* Problem to solve *
Your task is to transcribe all of the data below exactly, omitting the images.
§ §
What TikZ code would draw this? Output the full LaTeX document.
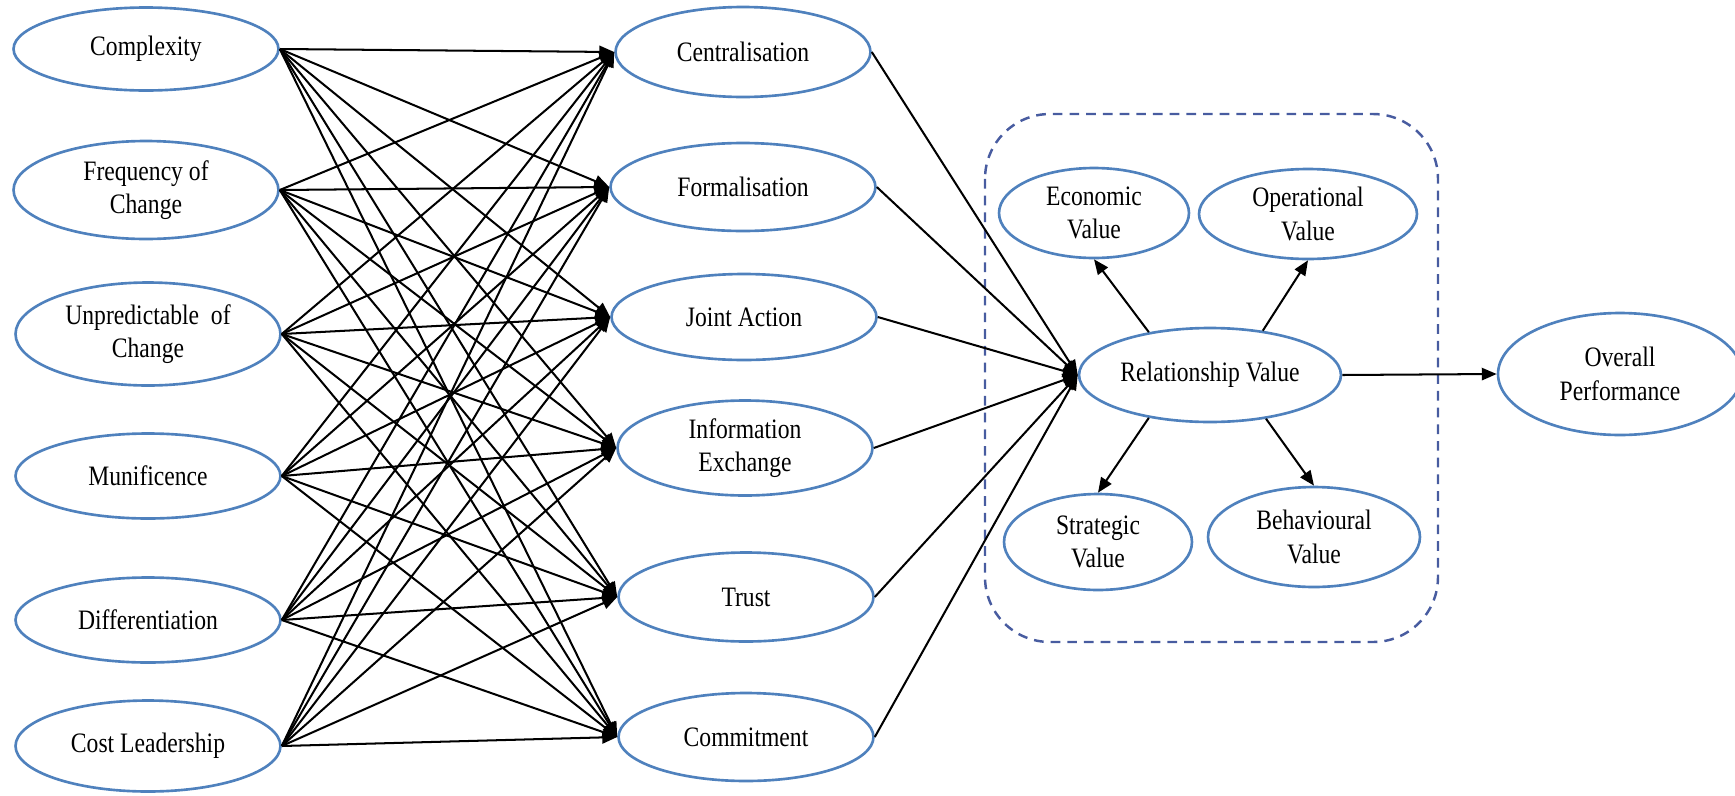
\documentclass[tikz,border=0pt]{standalone}
\usepackage{fontspec}
\setmainfont{Liberation Serif}[FakeStretch=0.84]
\usetikzlibrary{arrows.meta,shapes.geometric}
\definecolor{nodeblue}{RGB}{79,129,189}
\definecolor{boxblue}{RGB}{72,92,160}

\tikzset{
  var/.style={ellipse, draw=nodeblue, line width=1.5pt, fill=white, inner sep=0pt,
    align=center, font=\fontsize{16}{19}\selectfont},
  link/.style={-{Triangle[length=8.5pt,width=7pt]}, line width=1.15pt},
}

\begin{document}
\begin{tikzpicture}[x=0.02cm, y=-0.02cm]
    \useasboundingbox (0,0) rectangle (1735,795);

    % Relationship value group
    \draw[boxblue, line width=1.4pt, dash pattern=on 5.5pt off 4pt, rounded corners=1.3cm]
        (985,114) rectangle (1438,642);

    % Antecedents
    \node[var, minimum width=5.3cm, minimum height=1.66cm] (cmplx)  at (146,49)  {Complexity};
    \node[var, minimum width=5.3cm, minimum height=1.96cm] (freq)   at (146,190) {Frequency of\\Change};
    \node[var, minimum width=5.3cm, minimum height=2.06cm] (unpred) at (148,334) {Unpredictable\ \ of\\Change};
    \node[var, minimum width=5.3cm, minimum height=1.7cm]  (munif)  at (148,476) {Munificence};
    \node[var, minimum width=5.3cm, minimum height=1.7cm]  (diff)   at (148,620) {Differentiation};
    \node[var, minimum width=5.3cm, minimum height=1.82cm] (cost)   at (148,746) {Cost Leadership};

    % Relational mechanisms
    \node[var, minimum width=5.1cm, minimum height=1.8cm]  (cent)   at (743,52)  {Centralisation};
    \node[var, minimum width=5.3cm, minimum height=1.76cm] (form)   at (743,187) {Formalisation};
    \node[var, minimum width=5.3cm, minimum height=1.72cm] (joint)  at (744,317) {Joint Action};
    \node[var, minimum width=5.1cm, minimum height=1.9cm]  (info)   at (745,448) {Information\\Exchange};
    \node[var, minimum width=5.1cm, minimum height=1.78cm] (trust)  at (746,597) {Trust};
    \node[var, minimum width=5.1cm, minimum height=1.76cm] (commit) at (746,737) {Commitment};

    % Relationship value and its dimensions
    \node[var, minimum width=5.24cm, minimum height=1.88cm] (relval) at (1210,375) {Relationship Value};
    \node[var, minimum width=3.8cm, minimum height=1.8cm]   (econ)   at (1094,213) {Economic\\Value};
    \node[var, minimum width=4.36cm, minimum height=1.8cm]  (oper)   at (1308,214) {Operational\\Value};
    \node[var, minimum width=3.76cm, minimum height=1.92cm] (strat)  at (1098,542) {Strategic\\Value};
    \node[var, minimum width=4.24cm, minimum height=2cm]    (behav)  at (1314,537) {Behavioural\\Value};

    % Outcome
    \node[var, minimum width=4.88cm, minimum height=2.44cm] (overall) at (1620,374) {Overall\\Performance};

    % Antecedents to mechanisms
    \foreach \src in {cmplx,freq,unpred,munif,diff,cost}
        \foreach \dst in {cent,form,joint,info,trust,commit}
            \draw[link] (\src.east) -- (\dst.west);

    % Mechanisms to relationship value
    \foreach \src in {cent,form,joint,info,trust,commit}
        \draw[link] (\src.east) -- (relval.west);

    % Dimensions
    \draw[link] (relval.145) -- (econ.south);
    \draw[link] (relval.40) -- (oper.south);
    \draw[link] (relval.215) -- (strat.north);
    \draw[link] (relval.322) -- (behav.north);

    \draw[link] (relval.east) -- (overall.west);
\end{tikzpicture}
\end{document}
§ §
* Written response *
What TikZ code would draw this? Output the full LaTeX document.
\documentclass[tikz,border=0pt]{standalone}
\usepackage{fontspec}
\setmainfont{Liberation Serif}[FakeStretch=0.84]
\usetikzlibrary{arrows.meta,shapes.geometric}
\definecolor{nodeblue}{RGB}{79,129,189}
\definecolor{boxblue}{RGB}{72,92,160}

\tikzset{
  var/.style={ellipse, draw=nodeblue, line width=1.5pt, fill=white, inner sep=0pt,
    align=center, font=\fontsize{16}{19}\selectfont},
  link/.style={-{Triangle[length=8.5pt,width=7pt]}, line width=1.15pt},
}

\begin{document}
\begin{tikzpicture}[x=0.02cm, y=-0.02cm]
    \useasboundingbox (0,0) rectangle (1735,795);

    % Relationship value group
    \draw[boxblue, line width=1.4pt, dash pattern=on 5.5pt off 4pt, rounded corners=1.3cm]
        (985,114) rectangle (1438,642);

    % Antecedents
    \node[var, minimum width=5.3cm, minimum height=1.66cm] (cmplx)  at (146,49)  {Complexity};
    \node[var, minimum width=5.3cm, minimum height=1.96cm] (freq)   at (146,190) {Frequency of\\Change};
    \node[var, minimum width=5.3cm, minimum height=2.06cm] (unpred) at (148,334) {Unpredictable\ \ of\\Change};
    \node[var, minimum width=5.3cm, minimum height=1.7cm]  (munif)  at (148,476) {Munificence};
    \node[var, minimum width=5.3cm, minimum height=1.7cm]  (diff)   at (148,620) {Differentiation};
    \node[var, minimum width=5.3cm, minimum height=1.82cm] (cost)   at (148,746) {Cost Leadership};

    % Relational mechanisms
    \node[var, minimum width=5.1cm, minimum height=1.8cm]  (cent)   at (743,52)  {Centralisation};
    \node[var, minimum width=5.3cm, minimum height=1.76cm] (form)   at (743,187) {Formalisation};
    \node[var, minimum width=5.3cm, minimum height=1.72cm] (joint)  at (744,317) {Joint Action};
    \node[var, minimum width=5.1cm, minimum height=1.9cm]  (info)   at (745,448) {Information\\Exchange};
    \node[var, minimum width=5.1cm, minimum height=1.78cm] (trust)  at (746,597) {Trust};
    \node[var, minimum width=5.1cm, minimum height=1.76cm] (commit) at (746,737) {Commitment};

    % Relationship value and its dimensions
    \node[var, minimum width=5.24cm, minimum height=1.88cm] (relval) at (1210,375) {Relationship Value};
    \node[var, minimum width=3.8cm, minimum height=1.8cm]   (econ)   at (1094,213) {Economic\\Value};
    \node[var, minimum width=4.36cm, minimum height=1.8cm]  (oper)   at (1308,214) {Operational\\Value};
    \node[var, minimum width=3.76cm, minimum height=1.92cm] (strat)  at (1098,542) {Strategic\\Value};
    \node[var, minimum width=4.24cm, minimum height=2cm]    (behav)  at (1314,537) {Behavioural\\Value};

    % Outcome
    \node[var, minimum width=4.88cm, minimum height=2.44cm] (overall) at (1620,374) {Overall\\Performance};

    % Antecedents to mechanisms
    \foreach \src in {cmplx,freq,unpred,munif,diff,cost}
        \foreach \dst in {cent,form,joint,info,trust,commit}
            \draw[link] (\src.east) -- (\dst.west);

    % Mechanisms to relationship value
    \foreach \src in {cent,form,joint,info,trust,commit}
        \draw[link] (\src.east) -- (relval.west);

    % Dimensions
    \draw[link] (relval.145) -- (econ.south);
    \draw[link] (relval.40) -- (oper.south);
    \draw[link] (relval.215) -- (strat.north);
    \draw[link] (relval.322) -- (behav.north);

    \draw[link] (relval.east) -- (overall.west);
\end{tikzpicture}
\end{document}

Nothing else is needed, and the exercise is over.